Markov Decision Processes (MDPs) are not able to make use of domain information effectively due to their representational limitations. The lacking of elements which enable the models be aware of context, leads to unstructured representation of that problem such as raw probability matrices or lists. This causes these tools significantly less efficient at determining a useful policy as the state space of a task grows, which is the case for more realistic problems having localized dependencies between states and actions. In this paper, we present a new state machine, called Context-Aware Markov Decision Process (CA-MDP) based on MDP for the purpose of representing Markovian sequential decision making problems in a more structured manner. CA-MDP changes and augments MDP facilities by integrating causal relationships between actions and states thereby enabling structural, hence compact if possible, representation of the tasks. To show the expressive power of CA-MDP, we give the theoretical bounds for complexity of conversion between MDP and CA-MDP to demonstrate the expressive power of CA-MDP. Next, to generate an optimal policy from CA-MDP encoding by exploiting those newly defined facilities, we devised a new solver algorithm based on value iteration (VI), called Context-Aware Value Iteration (CA-VI). Although regular dynamic programming (DP) based algorithms is successful at effectively determining optimal policies, they do not scale well with respect to state-action space, making both the MDP encoding and related solver mechanism practically unusable for real-life problems. Our solver algorithm gets the power of overcoming the scalability problem by integrating the structural information provided in CA-MDP. First, we give theoretical analysis of CA-VI by examining the expected number of Bellman updates being performed on arbitrary tasks.

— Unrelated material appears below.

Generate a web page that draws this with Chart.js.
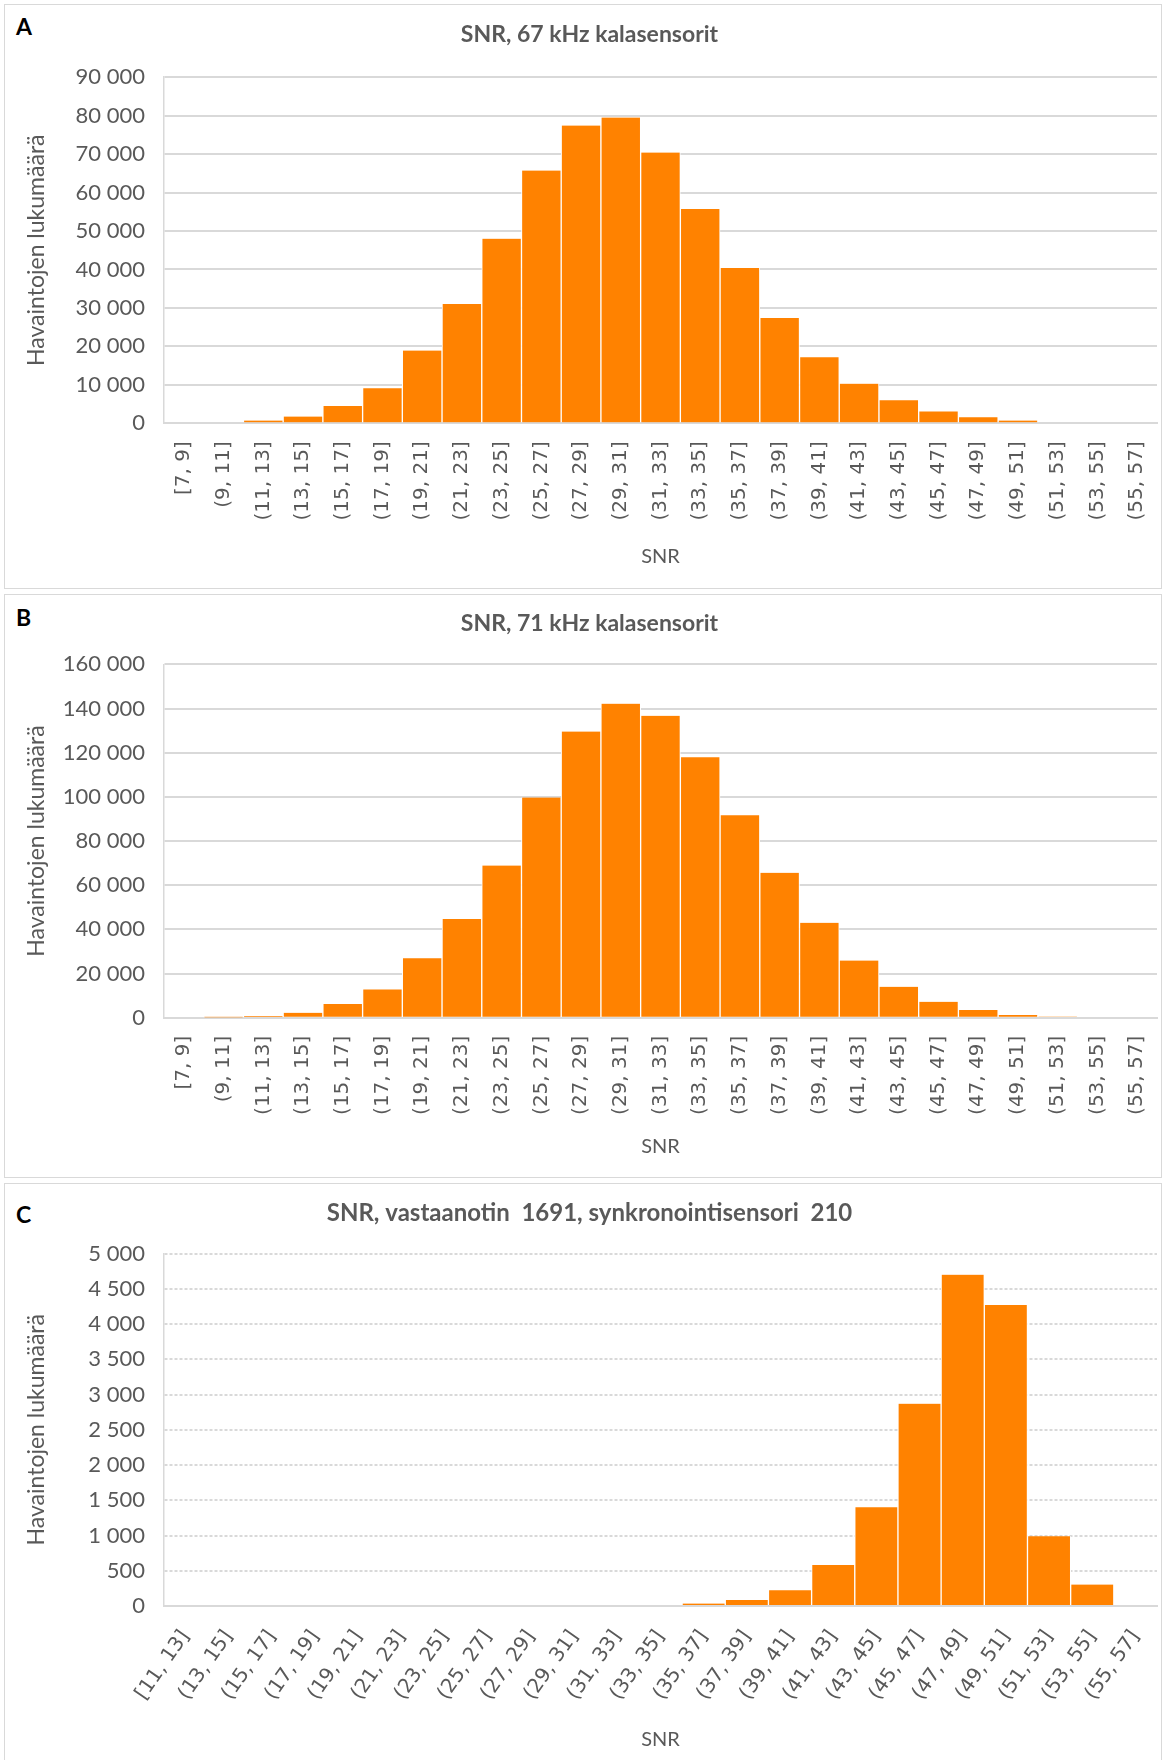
<!DOCTYPE html>
<html>
<head>
<meta charset="utf-8">
<script src="https://cdn.jsdelivr.net/npm/chart.js@4"></script>
<style>
  body { margin: 0; width: 1165px; height: 1760px; overflow: hidden; background: #fff; font-family: Lato, sans-serif; }
  .panel { position: absolute; left: 4px; width: 1158px; border: 1.5px solid #d9d9d9; box-sizing: border-box; }
  .letter { position: absolute; left: 16px; font-size: 23px; line-height: 23px; font-weight: bold; color: #000; }
  canvas { position: absolute; left: 0; }
</style>
</head>
<body>
<div class="panel" style="top:4px;height:585px"></div>
<div class="panel" style="top:594px;height:584px"></div>
<div class="panel" style="top:1183px;height:600px"></div>
<div class="letter" style="top:15px">A</div>
<div class="letter" style="top:606px">B</div>
<div class="letter" style="top:1203px">C</div>
<canvas id="chartA" width="1165" height="590" style="top:0px"></canvas>
<canvas id="chartB" width="1165" height="590" style="top:590px"></canvas>
<canvas id="chartC" width="1165" height="580" style="top:1180px"></canvas>
<script>
// SNR bins
const binsAB = ['[7, 9]', '(9, 11]', '(11, 13]', '(13, 15]', '(15, 17]', '(17, 19]', '(19, 21]',
  '(21, 23]', '(23, 25]', '(25, 27]', '(27, 29]', '(29, 31]', '(31, 33]', '(33, 35]', '(35, 37]',
  '(37, 39]', '(39, 41]', '(41, 43]', '(43, 45]', '(45, 47]', '(47, 49]', '(49, 51]', '(51, 53]',
  '(53, 55]', '(55, 57]'];
const binsC = ['[11, 13]', '(13, 15]', '(15, 17]', '(17, 19]', '(19, 21]', '(21, 23]', '(23, 25]',
  '(25, 27]', '(27, 29]', '(29, 31]', '(31, 33]', '(33, 35]', '(35, 37]', '(37, 39]', '(39, 41]',
  '(41, 43]', '(43, 45]', '(45, 47]', '(47, 49]', '(49, 51]', '(51, 53]', '(53, 55]', '(55, 57]'];

// observation counts per bin
const counts67 = [0, 0, 700, 1750, 4500, 9100, 18900, 31000, 48000, 65700, 77400, 79500, 70400,
  55700, 40400, 27400, 17200, 10300, 6000, 3100, 1550, 700, 0, 0, 0];
const counts71 = [0, 100, 750, 2250, 6200, 12800, 26900, 44700, 68900, 99700, 129600, 142200,
  136700, 118000, 91700, 65600, 43000, 25900, 14000, 7200, 3500, 1200, 600, 0, 0];
const counts1691 = [0, 0, 0, 0, 0, 0, 0, 0, 0, 0, 0, 0, 35, 85, 225, 580, 1400, 2870, 4700, 4270,
  990, 305, 0];

const titles = ['SNR, 67 kHz kalasensorit', 'SNR, 71 kHz kalasensorit',
  'SNR, vastaanotin  1691, synkronointisensori  210'];
const yTitle = 'Havaintojen lukumäärä';
const xTitle = 'SNR';

const orange = '#ff8200';
const grey = '#595959';
const gridGrey = '#d9d9d9';

function fmt(v) {
  return String(v).replace(/\B(?=(\d{3})+(?!\d))/g, ' ');
}

function histogram(id, labels, values, o) {
  return new Chart(document.getElementById(id), {
    type: 'bar',
    data: {
      labels,
      datasets: [{
        data: values,
        backgroundColor: orange,
        borderColor: '#ffffff',
        borderWidth: { left: 1, right: 1, top: 0, bottom: 0 },
        barPercentage: 1,
        categoryPercentage: 1
      }]
    },
    options: {
      responsive: false,
      animation: false,
      layout: { padding: { left: 22, right: 8, top: 0, bottom: 0 } },
      plugins: {
        legend: { display: false },
        tooltip: { enabled: false },
        title: {
          display: true,
          text: o.title,
          color: grey,
          font: { family: 'Lato', size: o.titleSize, weight: 'bold' },
          padding: { top: o.titleTop, bottom: o.titleBottom }
        }
      },
      scales: {
        x: {
          grid: { display: false, drawTicks: false },
          border: { color: gridGrey, width: 2 },
          ticks: {
            autoSkip: false,
            minRotation: o.rotation,
            maxRotation: o.rotation,
            padding: o.tickPad,
            color: grey,
            font: { family: 'DejaVu Sans', size: 20 }
          },
          title: {
            display: true,
            text: xTitle,
            color: grey,
            font: { family: 'Lato', size: 20 },
            padding: { top: 0, bottom: o.snrPad }
          },
          afterFit: s => {
            s.height = o.xHeight;
            s.paddingLeft = 0;
            s.paddingRight = 0;
          }
        },
        y: {
          min: 0,
          max: o.max,
          ticks: {
            stepSize: o.step,
            padding: 19,
            color: grey,
            font: { family: 'Lato', size: 22 },
            callback: v => fmt(v)
          },
          grid: { color: gridGrey, lineWidth: 2, drawTicks: false },
          border: { display: true, color: gridGrey, width: 1.5, dash: o.dash },
          title: {
            display: true,
            text: yTitle,
            color: grey,
            font: { family: 'Lato', size: 23 },
            padding: { top: 1, bottom: 0 }
          },
          afterFit: s => { s.width = 142; }
        }
      }
    }
  });
}

histogram('chartA', binsAB, counts67, {
  title: titles[0], titleSize: 23, titleTop: 21, titleBottom: 28.5, max: 90000, step: 10000,
  rotation: 90, tickPad: 18, xHeight: 166.7, snrPad: 21.3, dash: []
});
histogram('chartB', binsAB, counts71, {
  title: titles[1], titleSize: 23, titleTop: 19.4, titleBottom: 27.4, max: 160000, step: 20000,
  rotation: 90, tickPad: 18, xHeight: 162.3, snrPad: 21.3, dash: []
});
histogram('chartC', binsC, counts1691, {
  title: titles[2], titleSize: 24, titleTop: 19.2, titleBottom: 25.5, max: 5000, step: 500,
  rotation: 55, tickPad: 20, xHeight: 154, snrPad: 8, dash: [3, 2]
});
</script>
</body>
</html>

Finally, we present our conducted experiments on numerous problems, with important remarks and discussions on certain aspects of CA-VI and CA-MDP, to justify our theoretical analyses empirically and to assess the real performance of CA-VI with CA-MDP formulation by analysing the execution time by checking how close it gets to the practical minimum runtime bound with respect to VI performance with MDP encoding of the same task.